* Aim of the exercise *
Leave the pictures out and copy exactly the lines from the line containing "Write the D3.js code for this chart." to the line containing "100, 100, 34];", both lines included.

* Supplied records *
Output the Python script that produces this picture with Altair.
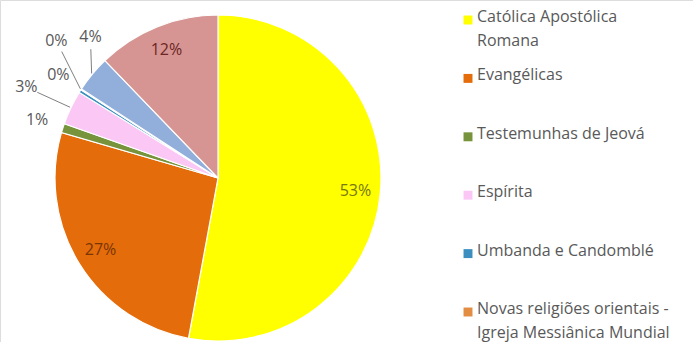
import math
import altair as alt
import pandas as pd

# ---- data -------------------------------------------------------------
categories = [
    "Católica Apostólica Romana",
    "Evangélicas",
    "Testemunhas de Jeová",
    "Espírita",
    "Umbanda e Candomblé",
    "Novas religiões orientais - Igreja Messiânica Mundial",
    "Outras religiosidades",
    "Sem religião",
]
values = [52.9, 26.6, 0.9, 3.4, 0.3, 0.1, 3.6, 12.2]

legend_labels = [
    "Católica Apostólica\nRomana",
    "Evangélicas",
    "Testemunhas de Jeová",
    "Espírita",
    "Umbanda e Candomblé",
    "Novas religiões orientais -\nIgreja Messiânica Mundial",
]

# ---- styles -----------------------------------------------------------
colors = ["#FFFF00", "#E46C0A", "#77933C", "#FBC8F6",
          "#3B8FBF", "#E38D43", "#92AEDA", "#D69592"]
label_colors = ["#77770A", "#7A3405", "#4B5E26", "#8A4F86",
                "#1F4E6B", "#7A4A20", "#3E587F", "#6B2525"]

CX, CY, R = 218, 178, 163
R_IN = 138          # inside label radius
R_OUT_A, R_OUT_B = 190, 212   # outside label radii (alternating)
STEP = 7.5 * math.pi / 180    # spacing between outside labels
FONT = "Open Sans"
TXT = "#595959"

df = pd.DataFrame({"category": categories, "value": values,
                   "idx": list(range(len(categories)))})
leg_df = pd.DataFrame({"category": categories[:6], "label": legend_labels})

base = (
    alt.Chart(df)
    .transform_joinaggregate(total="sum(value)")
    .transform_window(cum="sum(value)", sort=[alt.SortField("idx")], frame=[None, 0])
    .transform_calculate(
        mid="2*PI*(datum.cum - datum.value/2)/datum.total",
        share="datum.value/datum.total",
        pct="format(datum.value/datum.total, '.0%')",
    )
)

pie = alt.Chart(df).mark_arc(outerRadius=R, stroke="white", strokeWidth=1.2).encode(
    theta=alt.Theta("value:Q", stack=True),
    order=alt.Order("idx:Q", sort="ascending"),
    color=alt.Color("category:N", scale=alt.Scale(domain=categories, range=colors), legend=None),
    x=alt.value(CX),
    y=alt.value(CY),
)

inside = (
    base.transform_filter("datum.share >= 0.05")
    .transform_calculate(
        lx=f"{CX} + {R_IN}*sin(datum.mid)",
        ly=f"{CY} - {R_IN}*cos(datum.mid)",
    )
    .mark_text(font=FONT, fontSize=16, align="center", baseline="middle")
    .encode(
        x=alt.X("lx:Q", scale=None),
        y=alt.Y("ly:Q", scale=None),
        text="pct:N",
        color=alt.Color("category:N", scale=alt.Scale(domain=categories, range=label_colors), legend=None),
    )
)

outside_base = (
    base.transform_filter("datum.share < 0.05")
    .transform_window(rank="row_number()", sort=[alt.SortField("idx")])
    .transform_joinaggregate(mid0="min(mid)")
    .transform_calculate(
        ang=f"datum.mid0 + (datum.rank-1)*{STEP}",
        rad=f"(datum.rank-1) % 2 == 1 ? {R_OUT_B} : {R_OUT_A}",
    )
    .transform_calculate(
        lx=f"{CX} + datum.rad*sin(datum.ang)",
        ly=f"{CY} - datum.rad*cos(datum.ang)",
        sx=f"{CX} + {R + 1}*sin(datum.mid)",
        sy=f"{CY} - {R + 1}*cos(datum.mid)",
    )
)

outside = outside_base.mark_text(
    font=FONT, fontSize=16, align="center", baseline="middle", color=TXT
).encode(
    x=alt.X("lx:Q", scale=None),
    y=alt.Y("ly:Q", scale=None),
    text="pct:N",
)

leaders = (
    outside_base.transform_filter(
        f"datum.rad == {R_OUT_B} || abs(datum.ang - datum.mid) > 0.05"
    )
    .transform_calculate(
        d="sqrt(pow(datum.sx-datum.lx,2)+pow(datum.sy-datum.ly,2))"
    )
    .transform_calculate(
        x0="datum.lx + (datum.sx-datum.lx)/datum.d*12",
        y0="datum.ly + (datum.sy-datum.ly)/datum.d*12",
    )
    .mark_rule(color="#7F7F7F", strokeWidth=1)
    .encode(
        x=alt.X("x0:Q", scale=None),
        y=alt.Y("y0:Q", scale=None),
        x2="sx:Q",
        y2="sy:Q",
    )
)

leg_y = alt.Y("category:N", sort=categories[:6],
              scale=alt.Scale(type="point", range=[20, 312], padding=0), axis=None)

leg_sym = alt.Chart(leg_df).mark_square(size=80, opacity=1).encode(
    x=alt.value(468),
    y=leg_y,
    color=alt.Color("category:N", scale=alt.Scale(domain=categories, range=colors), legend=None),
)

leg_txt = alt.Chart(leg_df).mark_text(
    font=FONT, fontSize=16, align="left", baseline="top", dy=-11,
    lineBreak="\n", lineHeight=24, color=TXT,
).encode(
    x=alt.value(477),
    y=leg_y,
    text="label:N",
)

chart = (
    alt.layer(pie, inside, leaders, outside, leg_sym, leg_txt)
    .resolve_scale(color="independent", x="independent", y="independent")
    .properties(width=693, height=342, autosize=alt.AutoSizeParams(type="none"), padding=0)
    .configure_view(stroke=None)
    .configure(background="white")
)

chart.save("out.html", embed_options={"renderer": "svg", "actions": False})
==
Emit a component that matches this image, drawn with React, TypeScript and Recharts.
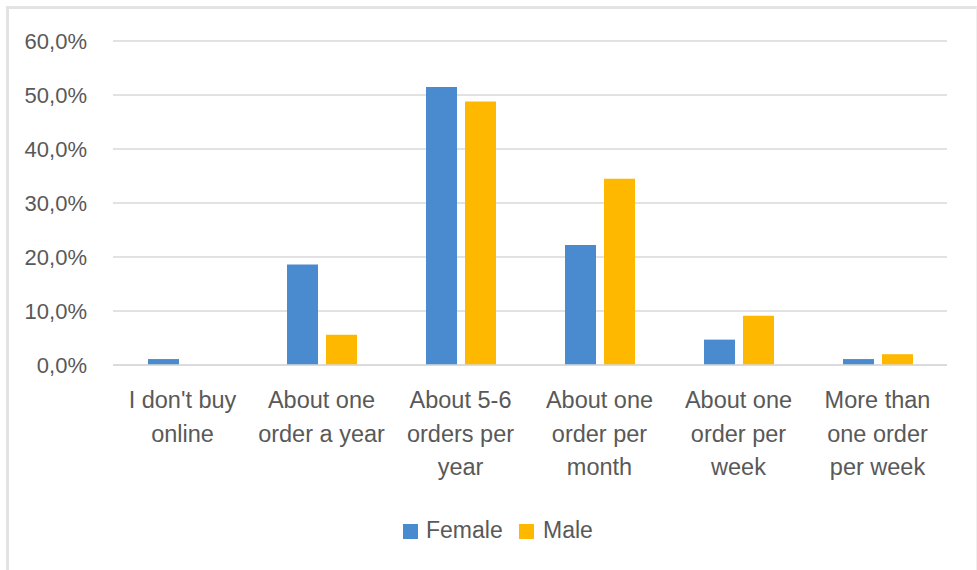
...
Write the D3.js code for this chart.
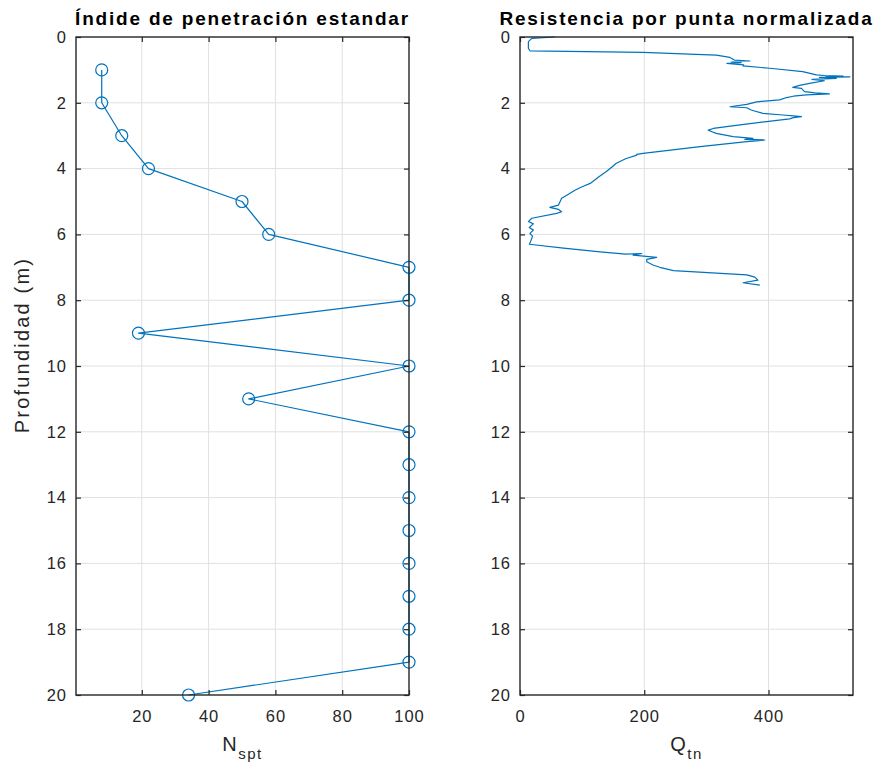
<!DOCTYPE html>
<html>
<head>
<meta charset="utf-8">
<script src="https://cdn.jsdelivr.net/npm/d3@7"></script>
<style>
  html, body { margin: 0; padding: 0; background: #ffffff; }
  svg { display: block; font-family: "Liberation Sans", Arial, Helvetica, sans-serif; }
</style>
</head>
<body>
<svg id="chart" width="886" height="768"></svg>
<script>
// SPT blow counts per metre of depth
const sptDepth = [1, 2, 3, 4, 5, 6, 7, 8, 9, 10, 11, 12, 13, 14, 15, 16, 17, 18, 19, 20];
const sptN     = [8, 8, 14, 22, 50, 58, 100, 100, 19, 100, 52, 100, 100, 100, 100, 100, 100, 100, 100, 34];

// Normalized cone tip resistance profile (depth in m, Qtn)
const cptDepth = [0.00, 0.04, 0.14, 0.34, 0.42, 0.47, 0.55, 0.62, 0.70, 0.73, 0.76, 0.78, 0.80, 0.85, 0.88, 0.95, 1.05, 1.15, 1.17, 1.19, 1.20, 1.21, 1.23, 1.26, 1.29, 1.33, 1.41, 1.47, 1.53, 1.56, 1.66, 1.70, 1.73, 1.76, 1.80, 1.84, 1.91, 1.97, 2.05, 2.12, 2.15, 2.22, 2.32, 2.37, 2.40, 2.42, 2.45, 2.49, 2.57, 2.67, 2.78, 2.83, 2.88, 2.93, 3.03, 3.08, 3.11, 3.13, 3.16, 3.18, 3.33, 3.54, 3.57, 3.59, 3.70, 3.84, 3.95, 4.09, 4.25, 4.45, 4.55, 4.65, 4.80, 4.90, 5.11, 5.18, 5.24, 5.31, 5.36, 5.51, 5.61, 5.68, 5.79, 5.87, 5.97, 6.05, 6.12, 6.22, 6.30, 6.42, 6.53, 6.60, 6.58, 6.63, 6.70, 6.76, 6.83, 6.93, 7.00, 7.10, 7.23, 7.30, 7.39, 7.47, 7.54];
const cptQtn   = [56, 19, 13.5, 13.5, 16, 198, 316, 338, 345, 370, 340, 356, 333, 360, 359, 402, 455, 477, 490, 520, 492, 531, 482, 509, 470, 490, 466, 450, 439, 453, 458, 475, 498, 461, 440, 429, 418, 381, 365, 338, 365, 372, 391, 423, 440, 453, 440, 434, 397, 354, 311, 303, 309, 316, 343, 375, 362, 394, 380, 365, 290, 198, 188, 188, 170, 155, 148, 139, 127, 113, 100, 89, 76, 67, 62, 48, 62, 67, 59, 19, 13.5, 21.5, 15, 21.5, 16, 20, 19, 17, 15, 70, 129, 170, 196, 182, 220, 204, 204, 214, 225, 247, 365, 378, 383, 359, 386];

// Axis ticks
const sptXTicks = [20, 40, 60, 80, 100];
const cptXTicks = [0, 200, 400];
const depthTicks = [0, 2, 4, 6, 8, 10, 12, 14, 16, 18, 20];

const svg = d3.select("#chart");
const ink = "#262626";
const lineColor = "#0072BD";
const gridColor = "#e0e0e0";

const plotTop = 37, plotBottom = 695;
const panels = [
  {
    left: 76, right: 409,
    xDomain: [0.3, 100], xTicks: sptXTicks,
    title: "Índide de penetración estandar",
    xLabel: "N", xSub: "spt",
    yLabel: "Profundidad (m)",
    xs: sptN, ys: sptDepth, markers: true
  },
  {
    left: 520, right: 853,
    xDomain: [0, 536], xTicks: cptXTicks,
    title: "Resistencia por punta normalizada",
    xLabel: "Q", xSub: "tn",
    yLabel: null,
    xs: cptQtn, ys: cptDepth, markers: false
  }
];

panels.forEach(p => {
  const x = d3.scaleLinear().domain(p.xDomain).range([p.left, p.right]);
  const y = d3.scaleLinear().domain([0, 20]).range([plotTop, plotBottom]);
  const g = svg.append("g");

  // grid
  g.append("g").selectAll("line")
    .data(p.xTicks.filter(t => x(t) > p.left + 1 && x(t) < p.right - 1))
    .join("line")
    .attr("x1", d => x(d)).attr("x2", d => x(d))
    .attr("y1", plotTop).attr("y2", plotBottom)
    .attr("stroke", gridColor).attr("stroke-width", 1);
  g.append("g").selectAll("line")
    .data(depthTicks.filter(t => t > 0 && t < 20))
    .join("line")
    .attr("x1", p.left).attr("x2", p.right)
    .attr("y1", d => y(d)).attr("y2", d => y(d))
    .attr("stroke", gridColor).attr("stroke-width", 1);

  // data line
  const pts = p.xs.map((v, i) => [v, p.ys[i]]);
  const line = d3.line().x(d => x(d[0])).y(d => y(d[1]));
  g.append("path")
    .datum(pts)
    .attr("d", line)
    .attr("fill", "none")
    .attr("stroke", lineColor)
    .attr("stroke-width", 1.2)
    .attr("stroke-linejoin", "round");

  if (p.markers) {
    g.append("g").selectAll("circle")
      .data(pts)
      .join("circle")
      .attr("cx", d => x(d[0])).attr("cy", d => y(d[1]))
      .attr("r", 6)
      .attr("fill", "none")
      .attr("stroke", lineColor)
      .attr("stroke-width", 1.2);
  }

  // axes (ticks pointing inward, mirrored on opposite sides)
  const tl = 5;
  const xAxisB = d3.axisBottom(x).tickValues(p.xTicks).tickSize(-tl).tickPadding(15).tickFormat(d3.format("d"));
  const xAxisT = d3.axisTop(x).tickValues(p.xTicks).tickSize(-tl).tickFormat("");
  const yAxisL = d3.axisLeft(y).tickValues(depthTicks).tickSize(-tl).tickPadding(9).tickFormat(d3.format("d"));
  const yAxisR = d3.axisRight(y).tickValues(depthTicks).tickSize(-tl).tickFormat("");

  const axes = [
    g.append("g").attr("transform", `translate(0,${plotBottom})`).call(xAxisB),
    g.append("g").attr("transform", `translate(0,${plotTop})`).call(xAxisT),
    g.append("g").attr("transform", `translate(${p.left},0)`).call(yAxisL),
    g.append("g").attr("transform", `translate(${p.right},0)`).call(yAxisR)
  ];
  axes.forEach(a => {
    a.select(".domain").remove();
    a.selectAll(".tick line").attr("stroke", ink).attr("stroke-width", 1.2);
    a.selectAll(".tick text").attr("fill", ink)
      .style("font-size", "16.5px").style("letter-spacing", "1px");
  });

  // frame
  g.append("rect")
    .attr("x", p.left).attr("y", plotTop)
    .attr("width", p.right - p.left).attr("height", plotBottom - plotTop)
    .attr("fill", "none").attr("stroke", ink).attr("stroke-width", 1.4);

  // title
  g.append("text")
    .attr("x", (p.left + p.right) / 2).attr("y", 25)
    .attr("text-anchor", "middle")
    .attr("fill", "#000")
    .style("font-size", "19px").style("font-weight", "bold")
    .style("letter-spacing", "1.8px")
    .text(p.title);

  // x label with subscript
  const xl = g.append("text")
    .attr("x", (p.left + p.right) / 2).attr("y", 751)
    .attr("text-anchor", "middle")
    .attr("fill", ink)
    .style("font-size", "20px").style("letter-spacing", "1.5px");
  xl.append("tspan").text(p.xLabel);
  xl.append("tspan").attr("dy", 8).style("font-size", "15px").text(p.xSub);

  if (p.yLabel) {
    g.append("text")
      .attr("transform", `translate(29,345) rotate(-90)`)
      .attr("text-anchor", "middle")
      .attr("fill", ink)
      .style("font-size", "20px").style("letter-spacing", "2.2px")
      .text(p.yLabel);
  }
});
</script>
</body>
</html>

* Written response *
Write the D3.js code for this chart.
<!DOCTYPE html>
<html>
<head>
<meta charset="utf-8">
<script src="https://cdn.jsdelivr.net/npm/d3@7"></script>
<style>
  html, body { margin: 0; padding: 0; background: #ffffff; }
  svg { display: block; font-family: "Liberation Sans", Arial, Helvetica, sans-serif; }
</style>
</head>
<body>
<svg id="chart" width="886" height="768"></svg>
<script>
// SPT blow counts per metre of depth
const sptDepth = [1, 2, 3, 4, 5, 6, 7, 8, 9, 10, 11, 12, 13, 14, 15, 16, 17, 18, 19, 20];
const sptN     = [8, 8, 14, 22, 50, 58, 100, 100, 19, 100, 52, 100, 100, 100, 100, 100, 100, 100, 100, 34];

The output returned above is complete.